The Oscar-winning filmmaker, whose new film Da 5 Bloods arrives on Netflix today (12 June), had been asked why Obama’s two terms as US president hadn’t shifted race relations in the country for the better.

“You have to understand,” Lee answered. “Race relations – which have gotten worse – are a direct response to having a black president.”

Lee was answering questions from celebrities and the general public for The Guardian. Asked whether, when making his film Do the Right Thing in 1989, he expected race to still be such an issue in 2020, he said that he did, but not to such an extent.

“What’s made it worse for me is the camera phones,” Lee said. “Before, you just read articles about it. Now, you are seeing these horrific murders. That makes all the difference in the world.”

He continued: “The image of King George Floyd being suffocated for the last eight and a half minutes of his life went global and that is why we’ve had marches globally.
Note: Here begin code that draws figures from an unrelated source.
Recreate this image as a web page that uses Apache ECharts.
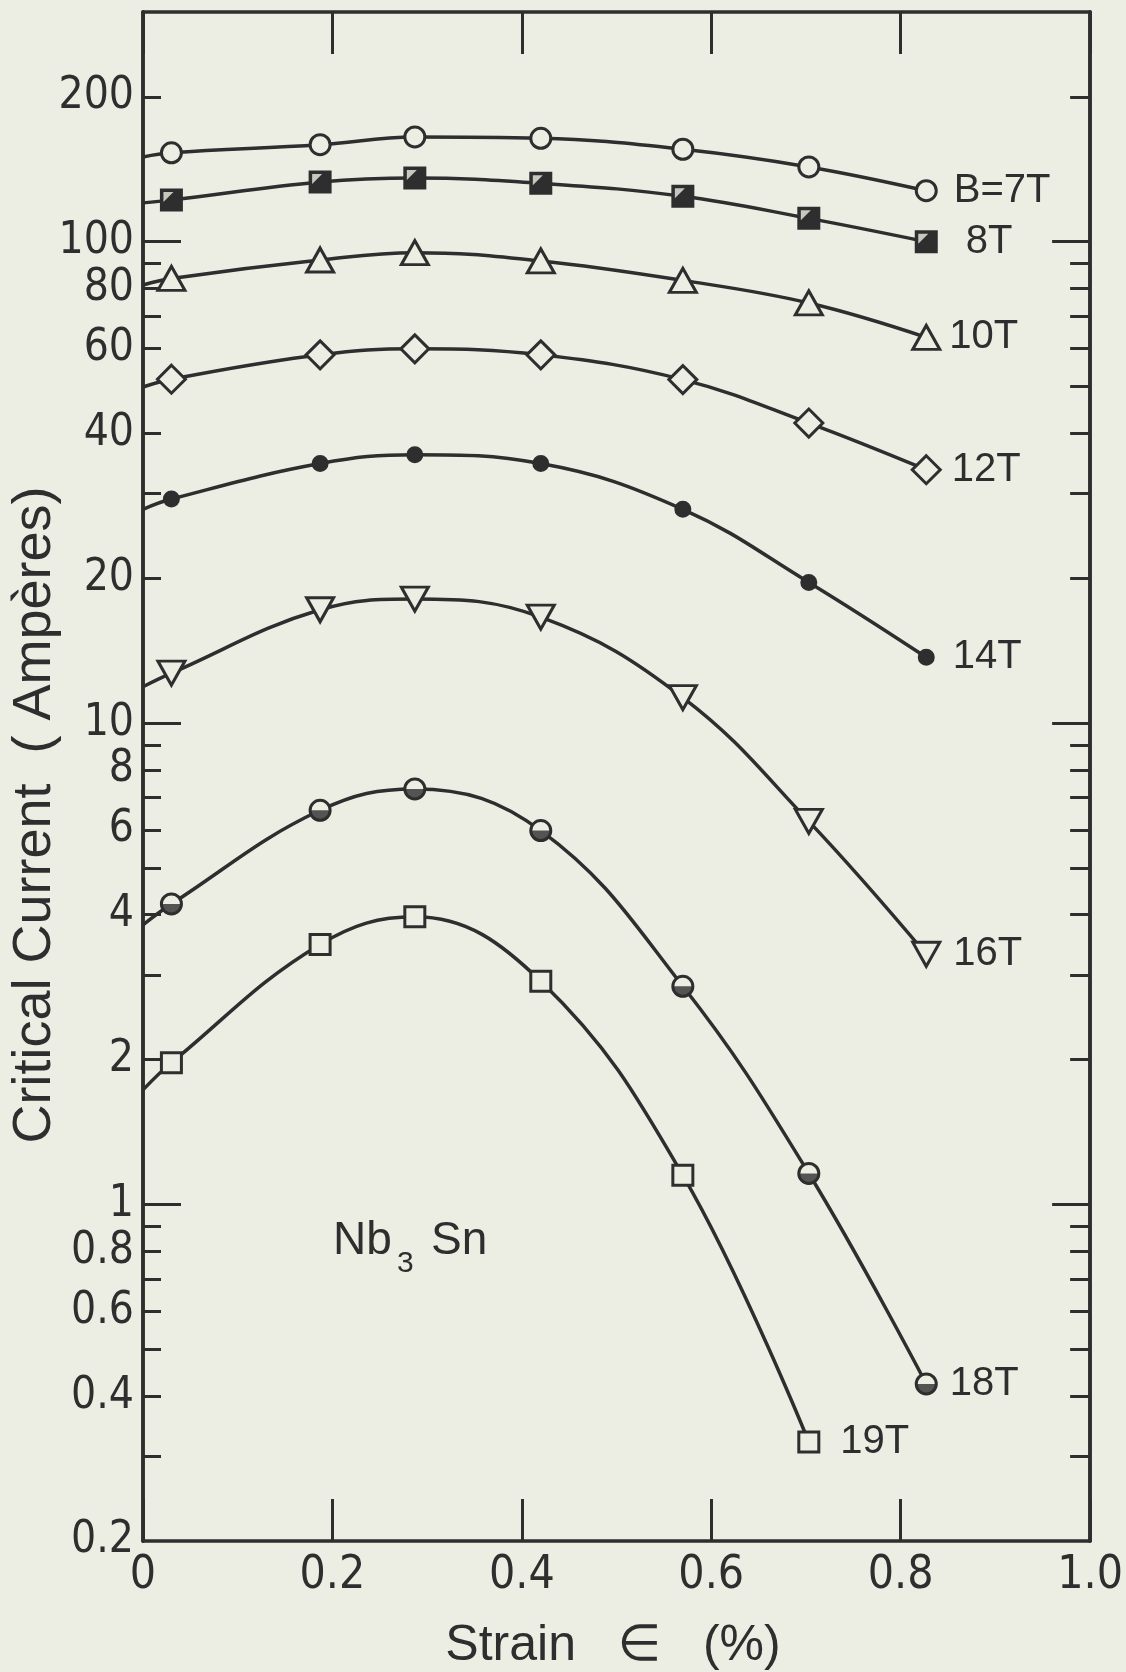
<!DOCTYPE html>
<html>
<head>
<meta charset="utf-8">
<script src="https://cdn.jsdelivr.net/npm/echarts@6/dist/echarts.min.js"></script>
<style>
  html, body { margin: 0; padding: 0; background: #eceee4; }
  #chart { width: 1126px; height: 1672px; }
</style>
</head>
<body>
<div id="chart"></div>
<script>
// strain (%) where the measurements were taken
const strain = [0.03, 0.187, 0.287, 0.42, 0.57, 0.703, 0.827];

// critical current (A), one list per field
const ic7T  = [153, 159, 165, 164, 155.6, 143, 127.6];
const ic8T  = [122, 133, 135.6, 132.2, 124.3, 111.8, 100];
const ic10T = [83.9, 91.6, 94.9, 91.2, 83.1, 74.6, 63.3];
const ic12T = [51.8, 58.2, 59.9, 58.2, 51.7, 42.0, 33.6];
const ic14T = [29.2, 34.6, 36.1, 34.6, 27.8, 19.6, 13.7];
const ic16T = [12.7, 17.2, 18.1, 16.6, 11.3, 6.25, 3.31];
const ic18T = [4.21, 6.59, 7.30, 5.98, 2.84, 1.16, 0.424];
const ic19T = [1.97, 3.47, 3.96, 2.91, 1.15, 0.321];

// where each fitted curve meets the left axis (strain = 0)
const icAtZero = [150, 120.4, 81.3, 49.9, 27.8, 11.9, 3.81, 1.73];

const fieldLabels = ['B=7T', '8T', '10T', '12T', '14T', '16T', '18T', '19T'];

// axis ticks
const xTicks = [0, 0.2, 0.4, 0.6, 0.8, 1.0];
const yLabels = [0.2, 0.4, 0.6, 0.8, 1, 2, 4, 6, 8, 10, 20, 40, 60, 80, 100, 200];
const yTicksLeft = [0.3, 0.4, 0.5, 0.6, 0.7, 0.8, 0.9, 2, 3, 4, 5, 6, 7, 8, 9, 20, 30, 40, 60, 70, 80, 90, 200];
const yTicksRight = [0.3, 0.4, 0.5, 0.6, 0.7, 0.8, 0.9, 2, 3, 4, 5, 6, 7, 8, 9, 20, 30, 40, 50, 60, 70, 80, 90, 200];
const yDecades = [1, 10, 100];

const BG = '#eceee4';
const INK = '#2e2e2e';
const NUM_FONT = "'Liberation Sans Narrow', 'DejaVu Sans Condensed', 'Liberation Sans', sans-serif";
const TXT_FONT = "'Liberation Sans', 'DejaVu Sans', sans-serif";

const allIc = [ic7T, ic8T, ic10T, ic12T, ic14T, ic16T, ic18T, ic19T];

// marker look for each field
const markers = [
  { symbol: 'circle', size: 20, fill: BG, dist: 16 },
  { symbol: 'rect', size: 20, fill: INK, dist: 28 },
  { symbol: 'triangle', size: [27, 24], fill: BG, dist: 8 },
  { symbol: 'diamond', size: [28, 28], fill: BG, dist: 10 },
  { symbol: 'circle', size: 14, fill: INK, dist: 18 },
  { symbol: 'path://M0,0 L10,0 L5,9 Z', size: [27, 24], fill: BG, dist: 12 },
  { symbol: 'circle', size: 20, fill: BG, dist: 12 },
  { symbol: 'rect', size: 20, fill: BG, dist: 20 }
];

function curveData(i) {
  const vals = allIc[i];
  const data = [{ value: [0, icAtZero[i]], symbol: 'none' }];
  vals.forEach(function (v, j) {
    const item = { value: [strain[j], v] };
    if (j === vals.length - 1) {
      item.label = { show: true, formatter: fieldLabels[i] };
    }
    data.push(item);
  });
  return data;
}

const series = [];
allIc.forEach(function (vals, i) {
  const m = markers[i];
  series.push({
    type: 'line',
    name: fieldLabels[i],
    data: curveData(i),
    smooth: 0.4,
    symbol: m.symbol,
    symbolSize: m.size,
    showAllSymbol: true,
    lineStyle: { color: INK, width: 3.5 },
    itemStyle: { color: m.fill, borderColor: INK, borderWidth: 3 },
    label: {
      show: false,
      position: 'right',
      distance: m.dist,
      color: INK,
      fontFamily: TXT_FONT,
      fontSize: 40
    },
    z: 3
  });
});

// white notch inside the 8T squares
series.push({
  type: 'scatter',
  data: strain.map(function (s, j) { return [s, ic8T[j]]; }),
  symbol: 'path://M0,0 L10,0 L0,10 Z',
  symbolSize: 10,
  symbolOffset: [-3, -3],
  itemStyle: { color: BG },
  z: 5
});
// lower half filled on the 18T circles
series.push({
  type: 'scatter',
  data: strain.map(function (s, j) { return [s, ic18T[j]]; }),
  symbol: 'path://M0,0 A10,10 0 0,0 20,0 Z',
  symbolSize: [22, 11],
  symbolOffset: [0, 5.5],
  itemStyle: { color: INK },
  z: 5
});

function yAxisBase(pos, ticks, len, labels) {
  return {
    type: 'log',
    logBase: 10,
    min: 0.2,
    max: 300,
    position: pos,
    axisLine: { show: true, lineStyle: { color: INK, width: 3.5 } },
    axisTick: { show: true, inside: true, length: len, customValues: ticks,
      lineStyle: { color: INK, width: 3 } },
    axisLabel: labels ? {
      show: true, customValues: labels, margin: 9,
      color: INK, fontFamily: NUM_FONT, fontSize: 44,
      formatter: function (v) { return String(+(+v).toPrecision(3)); }
    } : { show: false },
    splitLine: { show: false }
  };
}

function xAxisBase(pos, labels) {
  return {
    type: 'value',
    min: 0,
    max: 1,
    interval: 0.2,
    position: pos,
    axisLine: { show: true, lineStyle: { color: INK, width: 3.5 } },
    axisTick: { show: true, inside: true, length: 42, customValues: xTicks,
      lineStyle: { color: INK, width: 3 } },
    axisLabel: labels ? {
      show: true, customValues: xTicks, margin: 12,
      color: INK, fontFamily: NUM_FONT, fontSize: 46,
      formatter: function (v) { return v === 0 ? '0' : (+v).toFixed(1); }
    } : { show: false },
    splitLine: { show: false }
  };
}

const chart = echarts.init(document.getElementById('chart'));
chart.setOption({
  backgroundColor: BG,
  animation: false,
  grid: { left: 143, right: 21, top: 12, bottom: 131, containLabel: false },
  xAxis: [xAxisBase('bottom', true), xAxisBase('top', false)],
  yAxis: [
    yAxisBase('left', yTicksLeft, 18, yLabels),
    yAxisBase('left', yDecades, 38, null),
    yAxisBase('right', yTicksRight, 20, null),
    yAxisBase('right', yDecades, 38, null)
  ],
  series: series,
  graphic: [
    {
      type: 'text', x: 35, y: 815, rotation: Math.PI / 2,
      style: { text: 'Critical Current  ( Ampères)', fill: INK,
        font: "54px 'Liberation Sans', sans-serif", align: 'center', verticalAlign: 'middle' }
    },
    {
      type: 'text', x: 613, y: 1646,
      style: { text: 'Strain   \u2208   (%)', fill: INK,
        font: "50px 'Liberation Sans', 'DejaVu Sans', sans-serif", align: 'center', verticalAlign: 'middle' }
    },
    {
      type: 'text', x: 333, y: 1241,
      style: { text: 'Nb', fill: INK, font: "46px 'Liberation Sans', sans-serif",
        align: 'left', verticalAlign: 'middle' }
    },
    {
      type: 'text', x: 397, y: 1264,
      style: { text: '3', fill: INK, font: "30px 'Liberation Sans', sans-serif",
        align: 'left', verticalAlign: 'middle' }
    },
    {
      type: 'text', x: 431, y: 1241,
      style: { text: 'Sn', fill: INK, font: "46px 'Liberation Sans', sans-serif",
        align: 'left', verticalAlign: 'middle' }
    }
  ]
});
</script>
</body>
</html>
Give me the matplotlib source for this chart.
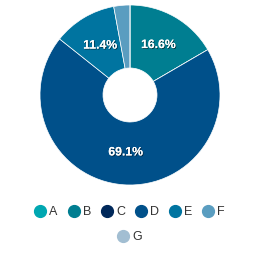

“People round the world saw a human being with this cop’s knee pressed against our brother’s neck, crying out for his deceased mother. You know what? As he was dying, I believe he saw his mother. His mother came to him in his last breaths.

“That image hit people’s hearts all round the world and that’s why people took to the streets in England. Get a globe, spin it and, wherever you stop, there’s a good chance people were marching.”

Floyd’s death in May has sparked weeks of international protest against police brutality and systemic racism.